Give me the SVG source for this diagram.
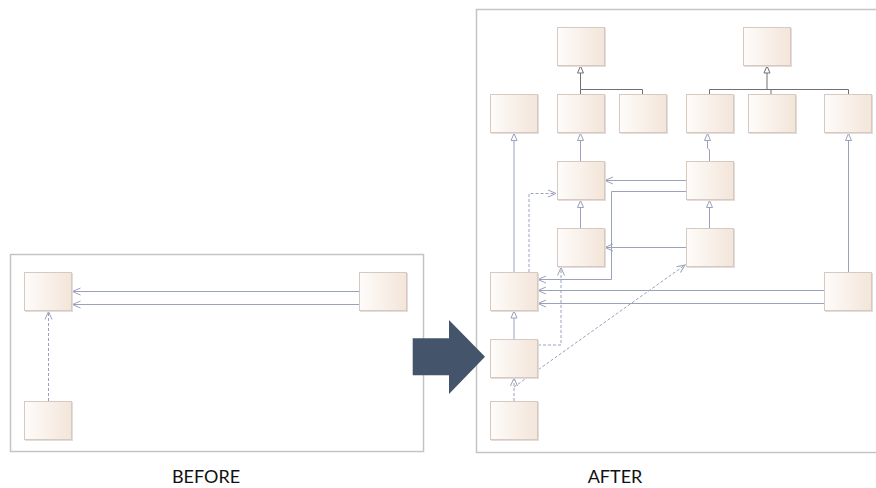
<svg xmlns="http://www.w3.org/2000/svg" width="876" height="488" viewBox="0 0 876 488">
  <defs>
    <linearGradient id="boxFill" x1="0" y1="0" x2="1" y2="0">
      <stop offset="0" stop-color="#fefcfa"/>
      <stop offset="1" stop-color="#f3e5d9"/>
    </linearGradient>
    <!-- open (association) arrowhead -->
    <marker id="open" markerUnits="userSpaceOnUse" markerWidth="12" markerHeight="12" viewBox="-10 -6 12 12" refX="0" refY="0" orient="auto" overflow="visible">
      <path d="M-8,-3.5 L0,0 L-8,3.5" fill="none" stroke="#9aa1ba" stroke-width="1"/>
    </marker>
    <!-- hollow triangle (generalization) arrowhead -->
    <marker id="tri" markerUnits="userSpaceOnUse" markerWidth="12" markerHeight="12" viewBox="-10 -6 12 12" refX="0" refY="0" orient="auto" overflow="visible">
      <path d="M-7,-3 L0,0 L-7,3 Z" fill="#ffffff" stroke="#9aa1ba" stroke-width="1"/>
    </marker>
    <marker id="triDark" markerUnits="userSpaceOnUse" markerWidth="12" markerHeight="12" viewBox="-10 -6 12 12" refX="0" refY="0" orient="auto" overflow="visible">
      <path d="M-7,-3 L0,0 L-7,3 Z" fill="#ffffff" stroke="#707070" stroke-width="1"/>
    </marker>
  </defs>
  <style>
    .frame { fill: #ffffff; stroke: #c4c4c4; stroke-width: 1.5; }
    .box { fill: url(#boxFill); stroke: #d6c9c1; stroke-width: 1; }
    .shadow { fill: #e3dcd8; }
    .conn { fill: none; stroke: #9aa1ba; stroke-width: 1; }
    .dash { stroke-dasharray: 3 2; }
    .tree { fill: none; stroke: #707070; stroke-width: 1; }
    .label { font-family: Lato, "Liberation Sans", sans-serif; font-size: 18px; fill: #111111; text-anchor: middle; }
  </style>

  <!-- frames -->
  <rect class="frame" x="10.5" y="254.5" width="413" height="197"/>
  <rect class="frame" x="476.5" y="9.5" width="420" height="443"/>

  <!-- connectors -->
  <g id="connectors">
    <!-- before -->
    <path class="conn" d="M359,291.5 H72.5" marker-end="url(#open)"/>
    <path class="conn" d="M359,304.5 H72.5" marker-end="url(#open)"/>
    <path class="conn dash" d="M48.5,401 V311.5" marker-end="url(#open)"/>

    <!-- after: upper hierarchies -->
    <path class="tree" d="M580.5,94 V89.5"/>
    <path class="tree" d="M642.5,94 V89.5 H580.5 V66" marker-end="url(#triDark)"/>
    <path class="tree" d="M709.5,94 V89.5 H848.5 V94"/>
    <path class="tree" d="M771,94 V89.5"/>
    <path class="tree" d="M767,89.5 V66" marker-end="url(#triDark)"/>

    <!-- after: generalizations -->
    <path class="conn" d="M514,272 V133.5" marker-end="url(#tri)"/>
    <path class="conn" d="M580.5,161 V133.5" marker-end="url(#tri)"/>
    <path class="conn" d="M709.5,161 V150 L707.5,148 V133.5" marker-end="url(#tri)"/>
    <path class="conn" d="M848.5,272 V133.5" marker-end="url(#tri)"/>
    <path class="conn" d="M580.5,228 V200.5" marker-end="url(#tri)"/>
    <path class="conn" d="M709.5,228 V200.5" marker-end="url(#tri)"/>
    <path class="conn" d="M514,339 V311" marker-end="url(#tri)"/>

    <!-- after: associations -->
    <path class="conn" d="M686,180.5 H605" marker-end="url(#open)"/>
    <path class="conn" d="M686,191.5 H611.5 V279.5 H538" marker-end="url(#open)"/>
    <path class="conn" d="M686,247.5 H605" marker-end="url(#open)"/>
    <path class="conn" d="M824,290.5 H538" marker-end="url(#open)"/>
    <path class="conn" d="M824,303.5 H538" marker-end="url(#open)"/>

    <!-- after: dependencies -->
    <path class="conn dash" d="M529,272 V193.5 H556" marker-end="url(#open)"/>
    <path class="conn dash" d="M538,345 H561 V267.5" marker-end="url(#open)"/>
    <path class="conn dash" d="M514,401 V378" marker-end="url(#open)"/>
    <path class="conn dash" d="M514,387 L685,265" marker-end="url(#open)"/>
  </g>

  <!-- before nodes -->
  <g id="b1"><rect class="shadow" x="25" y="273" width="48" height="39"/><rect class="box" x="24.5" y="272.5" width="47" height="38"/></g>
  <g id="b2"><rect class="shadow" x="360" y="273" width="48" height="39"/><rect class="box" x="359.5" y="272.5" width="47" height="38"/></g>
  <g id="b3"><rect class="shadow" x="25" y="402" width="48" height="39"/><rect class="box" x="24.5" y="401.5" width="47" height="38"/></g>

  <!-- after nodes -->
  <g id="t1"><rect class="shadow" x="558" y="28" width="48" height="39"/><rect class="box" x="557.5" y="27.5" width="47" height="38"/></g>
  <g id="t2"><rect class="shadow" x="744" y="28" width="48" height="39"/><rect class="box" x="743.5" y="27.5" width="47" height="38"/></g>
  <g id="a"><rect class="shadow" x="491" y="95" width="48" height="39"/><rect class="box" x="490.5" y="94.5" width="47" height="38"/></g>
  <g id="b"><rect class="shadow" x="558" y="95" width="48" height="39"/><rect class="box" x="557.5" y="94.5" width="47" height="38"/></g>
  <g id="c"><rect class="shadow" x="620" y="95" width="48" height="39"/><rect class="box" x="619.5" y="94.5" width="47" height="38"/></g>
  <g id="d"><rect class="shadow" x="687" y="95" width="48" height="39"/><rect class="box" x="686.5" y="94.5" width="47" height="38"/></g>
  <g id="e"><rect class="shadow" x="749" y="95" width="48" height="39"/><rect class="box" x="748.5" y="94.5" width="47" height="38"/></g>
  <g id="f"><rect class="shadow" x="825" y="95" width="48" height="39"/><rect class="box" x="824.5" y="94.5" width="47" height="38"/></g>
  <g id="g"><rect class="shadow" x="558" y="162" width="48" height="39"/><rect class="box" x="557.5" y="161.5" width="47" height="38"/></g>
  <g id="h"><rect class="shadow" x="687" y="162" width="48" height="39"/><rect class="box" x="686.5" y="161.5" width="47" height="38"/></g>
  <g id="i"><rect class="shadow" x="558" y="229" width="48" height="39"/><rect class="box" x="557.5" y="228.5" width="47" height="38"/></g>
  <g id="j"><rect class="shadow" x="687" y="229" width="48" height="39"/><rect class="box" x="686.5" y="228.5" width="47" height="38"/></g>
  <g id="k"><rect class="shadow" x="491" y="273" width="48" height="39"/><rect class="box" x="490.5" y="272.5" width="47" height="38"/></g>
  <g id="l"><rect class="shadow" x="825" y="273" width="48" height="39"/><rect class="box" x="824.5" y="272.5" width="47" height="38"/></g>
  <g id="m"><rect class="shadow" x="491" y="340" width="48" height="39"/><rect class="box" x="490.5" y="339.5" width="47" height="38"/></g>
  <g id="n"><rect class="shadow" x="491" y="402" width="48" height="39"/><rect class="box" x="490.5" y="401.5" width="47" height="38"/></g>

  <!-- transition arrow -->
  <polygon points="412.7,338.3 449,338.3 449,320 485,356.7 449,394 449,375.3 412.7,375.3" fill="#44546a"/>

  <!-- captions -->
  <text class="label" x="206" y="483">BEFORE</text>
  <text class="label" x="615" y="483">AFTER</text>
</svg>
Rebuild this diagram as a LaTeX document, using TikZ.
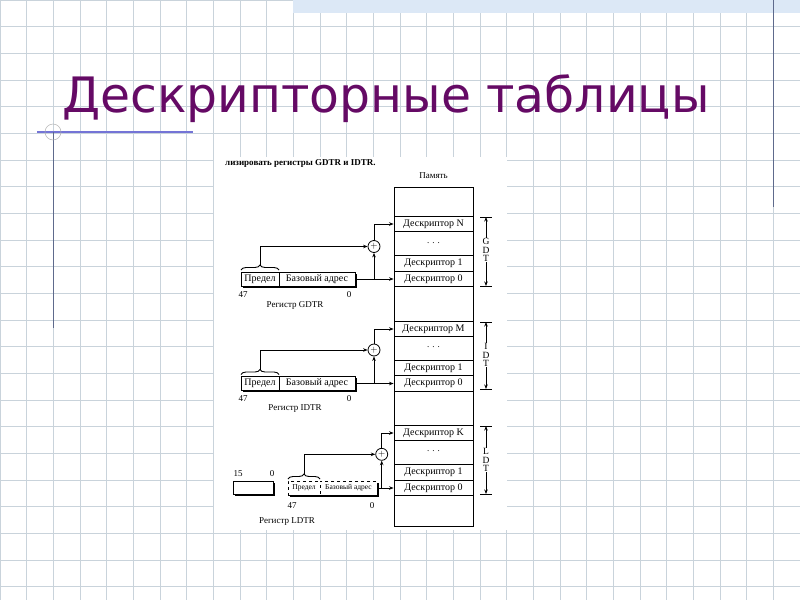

***

Objective: Return the material exactly as given, apart from the pictures.

Output:
Give me the SVG source for this diagram.
<svg xmlns="http://www.w3.org/2000/svg" width="876" height="488" viewBox="0 0 876 488">
  <defs>
    <linearGradient id="boxFill" x1="0" y1="0" x2="1" y2="0">
      <stop offset="0" stop-color="#fefcfa"/>
      <stop offset="1" stop-color="#f3e5d9"/>
    </linearGradient>
    <!-- open (association) arrowhead -->
    <marker id="open" markerUnits="userSpaceOnUse" markerWidth="12" markerHeight="12" viewBox="-10 -6 12 12" refX="0" refY="0" orient="auto" overflow="visible">
      <path d="M-8,-3.5 L0,0 L-8,3.5" fill="none" stroke="#9aa1ba" stroke-width="1"/>
    </marker>
    <!-- hollow triangle (generalization) arrowhead -->
    <marker id="tri" markerUnits="userSpaceOnUse" markerWidth="12" markerHeight="12" viewBox="-10 -6 12 12" refX="0" refY="0" orient="auto" overflow="visible">
      <path d="M-7,-3 L0,0 L-7,3 Z" fill="#ffffff" stroke="#9aa1ba" stroke-width="1"/>
    </marker>
    <marker id="triDark" markerUnits="userSpaceOnUse" markerWidth="12" markerHeight="12" viewBox="-10 -6 12 12" refX="0" refY="0" orient="auto" overflow="visible">
      <path d="M-7,-3 L0,0 L-7,3 Z" fill="#ffffff" stroke="#707070" stroke-width="1"/>
    </marker>
  </defs>
  <style>
    .frame { fill: #ffffff; stroke: #c4c4c4; stroke-width: 1.5; }
    .box { fill: url(#boxFill); stroke: #d6c9c1; stroke-width: 1; }
    .shadow { fill: #e3dcd8; }
    .conn { fill: none; stroke: #9aa1ba; stroke-width: 1; }
    .dash { stroke-dasharray: 3 2; }
    .tree { fill: none; stroke: #707070; stroke-width: 1; }
    .label { font-family: Lato, "Liberation Sans", sans-serif; font-size: 18px; fill: #111111; text-anchor: middle; }
  </style>

  <!-- frames -->
  <rect class="frame" x="10.5" y="254.5" width="413" height="197"/>
  <rect class="frame" x="476.5" y="9.5" width="420" height="443"/>

  <!-- connectors -->
  <g id="connectors">
    <!-- before -->
    <path class="conn" d="M359,291.5 H72.5" marker-end="url(#open)"/>
    <path class="conn" d="M359,304.5 H72.5" marker-end="url(#open)"/>
    <path class="conn dash" d="M48.5,401 V311.5" marker-end="url(#open)"/>

    <!-- after: upper hierarchies -->
    <path class="tree" d="M580.5,94 V89.5"/>
    <path class="tree" d="M642.5,94 V89.5 H580.5 V66" marker-end="url(#triDark)"/>
    <path class="tree" d="M709.5,94 V89.5 H848.5 V94"/>
    <path class="tree" d="M771,94 V89.5"/>
    <path class="tree" d="M767,89.5 V66" marker-end="url(#triDark)"/>

    <!-- after: generalizations -->
    <path class="conn" d="M514,272 V133.5" marker-end="url(#tri)"/>
    <path class="conn" d="M580.5,161 V133.5" marker-end="url(#tri)"/>
    <path class="conn" d="M709.5,161 V150 L707.5,148 V133.5" marker-end="url(#tri)"/>
    <path class="conn" d="M848.5,272 V133.5" marker-end="url(#tri)"/>
    <path class="conn" d="M580.5,228 V200.5" marker-end="url(#tri)"/>
    <path class="conn" d="M709.5,228 V200.5" marker-end="url(#tri)"/>
    <path class="conn" d="M514,339 V311" marker-end="url(#tri)"/>

    <!-- after: associations -->
    <path class="conn" d="M686,180.5 H605" marker-end="url(#open)"/>
    <path class="conn" d="M686,191.5 H611.5 V279.5 H538" marker-end="url(#open)"/>
    <path class="conn" d="M686,247.5 H605" marker-end="url(#open)"/>
    <path class="conn" d="M824,290.5 H538" marker-end="url(#open)"/>
    <path class="conn" d="M824,303.5 H538" marker-end="url(#open)"/>

    <!-- after: dependencies -->
    <path class="conn dash" d="M529,272 V193.5 H556" marker-end="url(#open)"/>
    <path class="conn dash" d="M538,345 H561 V267.5" marker-end="url(#open)"/>
    <path class="conn dash" d="M514,401 V378" marker-end="url(#open)"/>
    <path class="conn dash" d="M514,387 L685,265" marker-end="url(#open)"/>
  </g>

  <!-- before nodes -->
  <g id="b1"><rect class="shadow" x="25" y="273" width="48" height="39"/><rect class="box" x="24.5" y="272.5" width="47" height="38"/></g>
  <g id="b2"><rect class="shadow" x="360" y="273" width="48" height="39"/><rect class="box" x="359.5" y="272.5" width="47" height="38"/></g>
  <g id="b3"><rect class="shadow" x="25" y="402" width="48" height="39"/><rect class="box" x="24.5" y="401.5" width="47" height="38"/></g>

  <!-- after nodes -->
  <g id="t1"><rect class="shadow" x="558" y="28" width="48" height="39"/><rect class="box" x="557.5" y="27.5" width="47" height="38"/></g>
  <g id="t2"><rect class="shadow" x="744" y="28" width="48" height="39"/><rect class="box" x="743.5" y="27.5" width="47" height="38"/></g>
  <g id="a"><rect class="shadow" x="491" y="95" width="48" height="39"/><rect class="box" x="490.5" y="94.5" width="47" height="38"/></g>
  <g id="b"><rect class="shadow" x="558" y="95" width="48" height="39"/><rect class="box" x="557.5" y="94.5" width="47" height="38"/></g>
  <g id="c"><rect class="shadow" x="620" y="95" width="48" height="39"/><rect class="box" x="619.5" y="94.5" width="47" height="38"/></g>
  <g id="d"><rect class="shadow" x="687" y="95" width="48" height="39"/><rect class="box" x="686.5" y="94.5" width="47" height="38"/></g>
  <g id="e"><rect class="shadow" x="749" y="95" width="48" height="39"/><rect class="box" x="748.5" y="94.5" width="47" height="38"/></g>
  <g id="f"><rect class="shadow" x="825" y="95" width="48" height="39"/><rect class="box" x="824.5" y="94.5" width="47" height="38"/></g>
  <g id="g"><rect class="shadow" x="558" y="162" width="48" height="39"/><rect class="box" x="557.5" y="161.5" width="47" height="38"/></g>
  <g id="h"><rect class="shadow" x="687" y="162" width="48" height="39"/><rect class="box" x="686.5" y="161.5" width="47" height="38"/></g>
  <g id="i"><rect class="shadow" x="558" y="229" width="48" height="39"/><rect class="box" x="557.5" y="228.5" width="47" height="38"/></g>
  <g id="j"><rect class="shadow" x="687" y="229" width="48" height="39"/><rect class="box" x="686.5" y="228.5" width="47" height="38"/></g>
  <g id="k"><rect class="shadow" x="491" y="273" width="48" height="39"/><rect class="box" x="490.5" y="272.5" width="47" height="38"/></g>
  <g id="l"><rect class="shadow" x="825" y="273" width="48" height="39"/><rect class="box" x="824.5" y="272.5" width="47" height="38"/></g>
  <g id="m"><rect class="shadow" x="491" y="340" width="48" height="39"/><rect class="box" x="490.5" y="339.5" width="47" height="38"/></g>
  <g id="n"><rect class="shadow" x="491" y="402" width="48" height="39"/><rect class="box" x="490.5" y="401.5" width="47" height="38"/></g>

  <!-- transition arrow -->
  <polygon points="412.7,338.3 449,338.3 449,320 485,356.7 449,394 449,375.3 412.7,375.3" fill="#44546a"/>

  <!-- captions -->
  <text class="label" x="206" y="483">BEFORE</text>
  <text class="label" x="615" y="483">AFTER</text>
</svg>
Rebuild this diagram as a LaTeX document, using TikZ.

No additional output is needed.